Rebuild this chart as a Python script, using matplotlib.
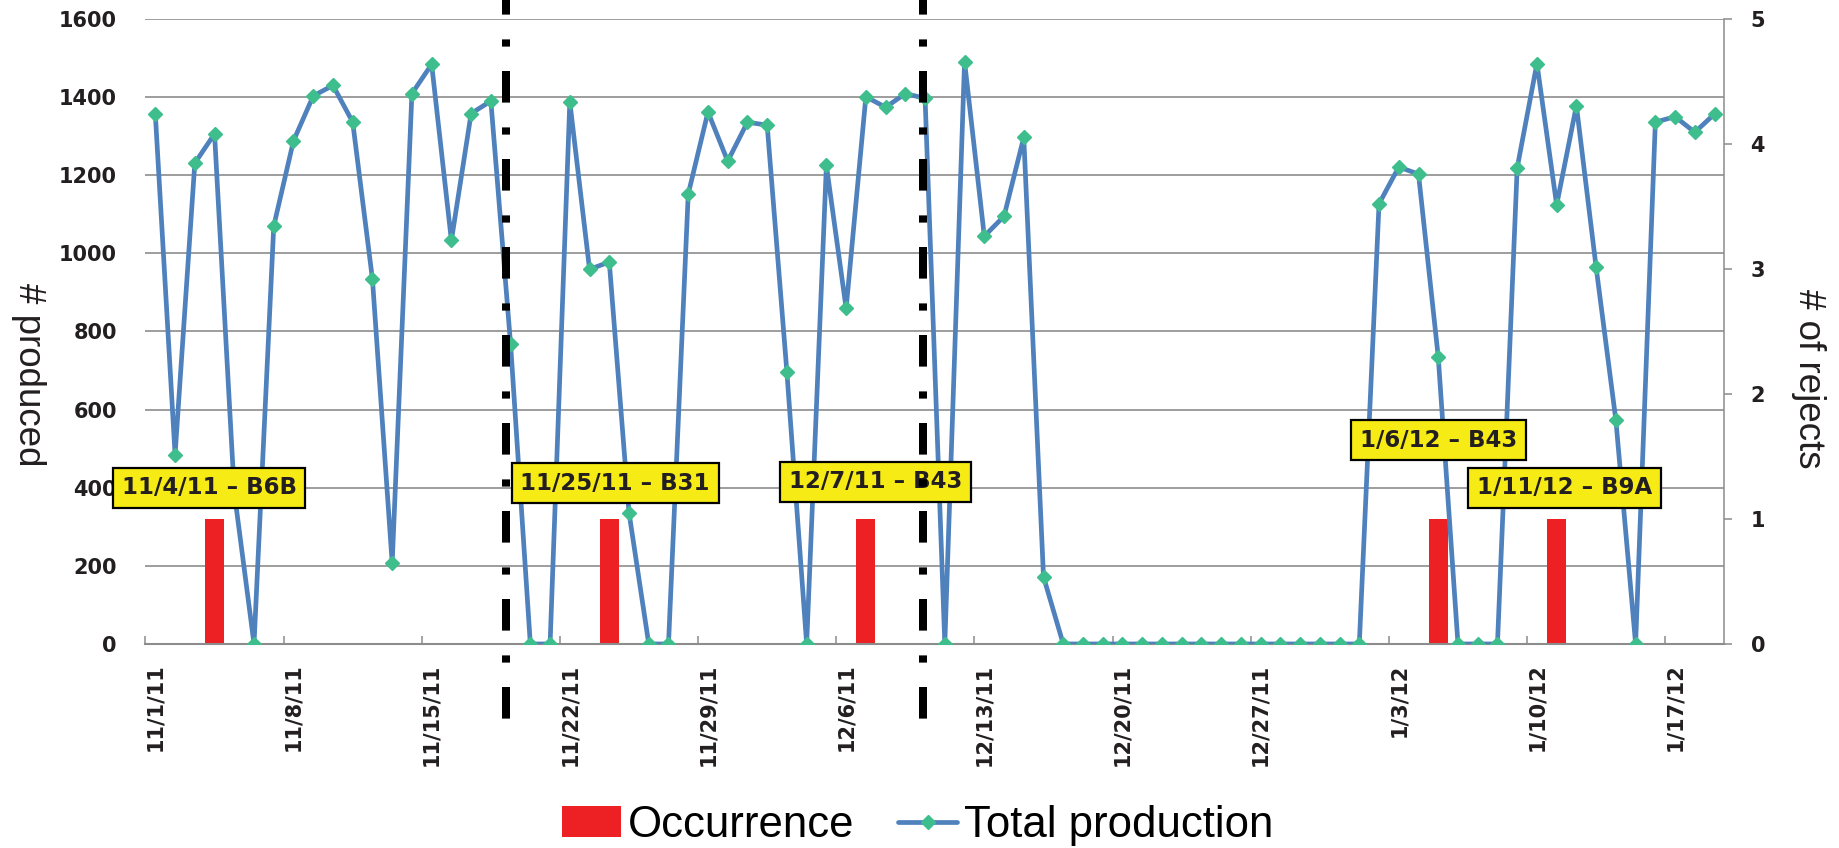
import numpy as np
import pandas as pd
import matplotlib
matplotlib.use("Agg")
import matplotlib.pyplot as plt
import matplotlib.transforms as mtransforms
from matplotlib.lines import Line2D
from matplotlib.patches import Patch

# Daily totals, 11/1/11 through 1/19/12
start_date = "2011-11-01"
total_production = [
    1356, 485, 1231, 1306, 388, 0, 1070, 1288, 1403, 1430,
    1336, 934, 207, 1409, 1484, 1033, 1358, 1390, 767, 0,
    0, 1388, 959, 978, 336, 0, 0, 1152, 1362, 1236,
    1336, 1328, 695, 0, 1225, 859, 1401, 1374, 1409, 1397,
    0, 1491, 1044, 1095, 1297, 172, 0, 0, 0, 0,
    0, 0, 0, 0, 0, 0, 0, 0, 0, 0,
    0, 0, 1127, 1221, 1203, 735, 0, 0, 0, 1219,
    1486, 1124, 1378, 964, 573, 0, 1336, 1350, 1310, 1357,
]

# Reject occurrences
occurrence_dates = ["2011-11-04", "2011-11-24", "2011-12-07", "2012-01-05", "2012-01-11"]
occurrence_counts = [1, 1, 1, 1, 1]

# Callouts: text, day offset from start, height on the production axis
callout_text = ["11/4/11 \u2013 B6B", "11/25/11 \u2013 B31", "12/7/11 \u2013 B43",
                "1/6/12 \u2013 B43", "1/11/12 \u2013 B9A"]
callout_day = [2.73, 23.3, 36.5, 65.0, 71.4]
callout_y = [400, 412, 415, 522, 400]

# Vertical dash-dot dividers (day offsets)
divider_day = [17.77, 38.9]

BLUE = "#4f81bd"
GREEN = "#3fbe8d"
RED = "#ed2024"
GRID = "#8c8c8c"
TEXT = "#231f20"

dates = pd.date_range(start_date, periods=len(total_production), freq="D")
days = np.arange(len(dates))
occ_days = [(pd.Timestamp(d) - dates[0]).days for d in occurrence_dates]

fig = plt.figure(figsize=(18.39, 8.48), dpi=100)
ax = fig.add_axes([0.0791, 0.2406, 0.8586, 0.737])
ax2 = ax.twinx()
ax.set_zorder(ax2.get_zorder() + 1)
ax.patch.set_visible(False)

prod_max = 1600
rej_max = 5
prod_ticks = np.arange(0, prod_max + 1, 200)

# gridlines live on the rejects axis so the bars sit on top of them
for v in prod_ticks:
    ax2.axhline(v / prod_max * rej_max, color=GRID, lw=1.2, zorder=0)

ax2.bar(occ_days, occurrence_counts, width=0.95, color=RED, zorder=2)
ax2.set_ylim(0, rej_max)
ax2.set_yticks(range(0, rej_max + 1), labels=[str(i) for i in range(rej_max + 1)],
               fontsize=15, fontweight="bold", color=TEXT)
ax2.tick_params(axis="y", direction="out", length=5.8, width=1.1, color=GRID, pad=13)
for side in ["top", "left", "bottom"]:
    ax2.spines[side].set_visible(False)
ax2.spines["right"].set_color(GRID)
ax2.spines["right"].set_linewidth(1.1)

ax.plot(days, total_production, color=BLUE, lw=3.4, marker="D", ms=7.5,
        mfc=GREEN, mec=GREEN, zorder=3, solid_joinstyle="round")
ax.set_xlim(-0.5, len(days) - 0.5)
ax.set_ylim(0, prod_max)
ax.set_yticks(prod_ticks, labels=[str(v) for v in prod_ticks],
              fontsize=15, fontweight="bold", color=TEXT)
ax.tick_params(axis="y", length=0, pad=20.5)

week_ticks = days[::7]
week_labels = [f"{d.month}/{d.day}/{d.strftime('%y')}" for d in dates[::7]]
ax.set_xticks(week_ticks, labels=week_labels, rotation=90,
              fontsize=15, fontweight="bold", color=TEXT)
ax.set_xticks(np.arange(-0.5, len(days), 7), minor=True)
ax.tick_params(axis="x", which="major", length=0, pad=14)
ax.tick_params(axis="x", which="minor", direction="in", length=5.8, width=1.1, color=GRID)
for side in ["top", "left", "right"]:
    ax.spines[side].set_visible(False)
ax.spines["bottom"].set_color(GRID)
ax.spines["bottom"].set_linewidth(1.5)

for text, x, y in zip(callout_text, callout_day, callout_y):
    ax.text(x, y, text, ha="center", va="center", fontsize=16.5, fontweight="bold",
            color=TEXT, zorder=5,
            bbox=dict(boxstyle="square,pad=0.38", fc="#f6eb14", ec="black", lw=1.6))

trans = mtransforms.blended_transform_factory(ax.transData, ax.transAxes)
for x in divider_day:
    ax.plot([x, x], [1.032, -0.12], transform=trans, clip_on=False, color="black",
            lw=5.76, linestyle=(2.0, (3.95, 3.1, 0.9, 3.05)), zorder=6)

label_font = dict(family="Liberation Sans", size=26.5, color=TEXT)
ax.set_ylabel("# produced", rotation=270, ha="center", va="center", **label_font)
ax.yaxis.set_label_coords(-0.0738, 0.430)
ax2.set_ylabel("# of rejects", rotation=270, ha="center", va="center", **label_font)
ax2.yaxis.set_label_coords(1.0535, 0.425)

handles = [
    Patch(facecolor=RED, edgecolor="none"),
    Line2D([], [], color=BLUE, lw=3.4, marker="D", ms=7.5, mfc=GREEN, mec=GREEN,
           solid_capstyle="round"),
]
fig.legend(handles, ["Occurrence", "Total production"], loc="center",
           bbox_to_anchor=(0.499, 0.0265), ncol=2, frameon=False,
           prop=dict(family="Liberation Sans", size=31.5),
           handlelength=1.35, handletextpad=0.15, columnspacing=1.0, borderaxespad=0)

fig.savefig("out.png", dpi=100, facecolor="white")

> What is expected:
Working from the lines above, reproduce the material exactly and exclude its pictures.

> Solved exercise:
Rebuild this chart as a Python script, using matplotlib.
import numpy as np
import pandas as pd
import matplotlib
matplotlib.use("Agg")
import matplotlib.pyplot as plt
import matplotlib.transforms as mtransforms
from matplotlib.lines import Line2D
from matplotlib.patches import Patch

# Daily totals, 11/1/11 through 1/19/12
start_date = "2011-11-01"
total_production = [
    1356, 485, 1231, 1306, 388, 0, 1070, 1288, 1403, 1430,
    1336, 934, 207, 1409, 1484, 1033, 1358, 1390, 767, 0,
    0, 1388, 959, 978, 336, 0, 0, 1152, 1362, 1236,
    1336, 1328, 695, 0, 1225, 859, 1401, 1374, 1409, 1397,
    0, 1491, 1044, 1095, 1297, 172, 0, 0, 0, 0,
    0, 0, 0, 0, 0, 0, 0, 0, 0, 0,
    0, 0, 1127, 1221, 1203, 735, 0, 0, 0, 1219,
    1486, 1124, 1378, 964, 573, 0, 1336, 1350, 1310, 1357,
]

# Reject occurrences
occurrence_dates = ["2011-11-04", "2011-11-24", "2011-12-07", "2012-01-05", "2012-01-11"]
occurrence_counts = [1, 1, 1, 1, 1]

# Callouts: text, day offset from start, height on the production axis
callout_text = ["11/4/11 \u2013 B6B", "11/25/11 \u2013 B31", "12/7/11 \u2013 B43",
                "1/6/12 \u2013 B43", "1/11/12 \u2013 B9A"]
callout_day = [2.73, 23.3, 36.5, 65.0, 71.4]
callout_y = [400, 412, 415, 522, 400]

# Vertical dash-dot dividers (day offsets)
divider_day = [17.77, 38.9]

BLUE = "#4f81bd"
GREEN = "#3fbe8d"
RED = "#ed2024"
GRID = "#8c8c8c"
TEXT = "#231f20"

dates = pd.date_range(start_date, periods=len(total_production), freq="D")
days = np.arange(len(dates))
occ_days = [(pd.Timestamp(d) - dates[0]).days for d in occurrence_dates]

fig = plt.figure(figsize=(18.39, 8.48), dpi=100)
ax = fig.add_axes([0.0791, 0.2406, 0.8586, 0.737])
ax2 = ax.twinx()
ax.set_zorder(ax2.get_zorder() + 1)
ax.patch.set_visible(False)

prod_max = 1600
rej_max = 5
prod_ticks = np.arange(0, prod_max + 1, 200)

# gridlines live on the rejects axis so the bars sit on top of them
for v in prod_ticks:
    ax2.axhline(v / prod_max * rej_max, color=GRID, lw=1.2, zorder=0)

ax2.bar(occ_days, occurrence_counts, width=0.95, color=RED, zorder=2)
ax2.set_ylim(0, rej_max)
ax2.set_yticks(range(0, rej_max + 1), labels=[str(i) for i in range(rej_max + 1)],
               fontsize=15, fontweight="bold", color=TEXT)
ax2.tick_params(axis="y", direction="out", length=5.8, width=1.1, color=GRID, pad=13)
for side in ["top", "left", "bottom"]:
    ax2.spines[side].set_visible(False)
ax2.spines["right"].set_color(GRID)
ax2.spines["right"].set_linewidth(1.1)

ax.plot(days, total_production, color=BLUE, lw=3.4, marker="D", ms=7.5,
        mfc=GREEN, mec=GREEN, zorder=3, solid_joinstyle="round")
ax.set_xlim(-0.5, len(days) - 0.5)
ax.set_ylim(0, prod_max)
ax.set_yticks(prod_ticks, labels=[str(v) for v in prod_ticks],
              fontsize=15, fontweight="bold", color=TEXT)
ax.tick_params(axis="y", length=0, pad=20.5)

week_ticks = days[::7]
week_labels = [f"{d.month}/{d.day}/{d.strftime('%y')}" for d in dates[::7]]
ax.set_xticks(week_ticks, labels=week_labels, rotation=90,
              fontsize=15, fontweight="bold", color=TEXT)
ax.set_xticks(np.arange(-0.5, len(days), 7), minor=True)
ax.tick_params(axis="x", which="major", length=0, pad=14)
ax.tick_params(axis="x", which="minor", direction="in", length=5.8, width=1.1, color=GRID)
for side in ["top", "left", "right"]:
    ax.spines[side].set_visible(False)
ax.spines["bottom"].set_color(GRID)
ax.spines["bottom"].set_linewidth(1.5)

for text, x, y in zip(callout_text, callout_day, callout_y):
    ax.text(x, y, text, ha="center", va="center", fontsize=16.5, fontweight="bold",
            color=TEXT, zorder=5,
            bbox=dict(boxstyle="square,pad=0.38", fc="#f6eb14", ec="black", lw=1.6))

trans = mtransforms.blended_transform_factory(ax.transData, ax.transAxes)
for x in divider_day:
    ax.plot([x, x], [1.032, -0.12], transform=trans, clip_on=False, color="black",
            lw=5.76, linestyle=(2.0, (3.95, 3.1, 0.9, 3.05)), zorder=6)

label_font = dict(family="Liberation Sans", size=26.5, color=TEXT)
ax.set_ylabel("# produced", rotation=270, ha="center", va="center", **label_font)
ax.yaxis.set_label_coords(-0.0738, 0.430)
ax2.set_ylabel("# of rejects", rotation=270, ha="center", va="center", **label_font)
ax2.yaxis.set_label_coords(1.0535, 0.425)

handles = [
    Patch(facecolor=RED, edgecolor="none"),
    Line2D([], [], color=BLUE, lw=3.4, marker="D", ms=7.5, mfc=GREEN, mec=GREEN,
           solid_capstyle="round"),
]
fig.legend(handles, ["Occurrence", "Total production"], loc="center",
           bbox_to_anchor=(0.499, 0.0265), ncol=2, frameon=False,
           prop=dict(family="Liberation Sans", size=31.5),
           handlelength=1.35, handletextpad=0.15, columnspacing=1.0, borderaxespad=0)

fig.savefig("out.png", dpi=100, facecolor="white")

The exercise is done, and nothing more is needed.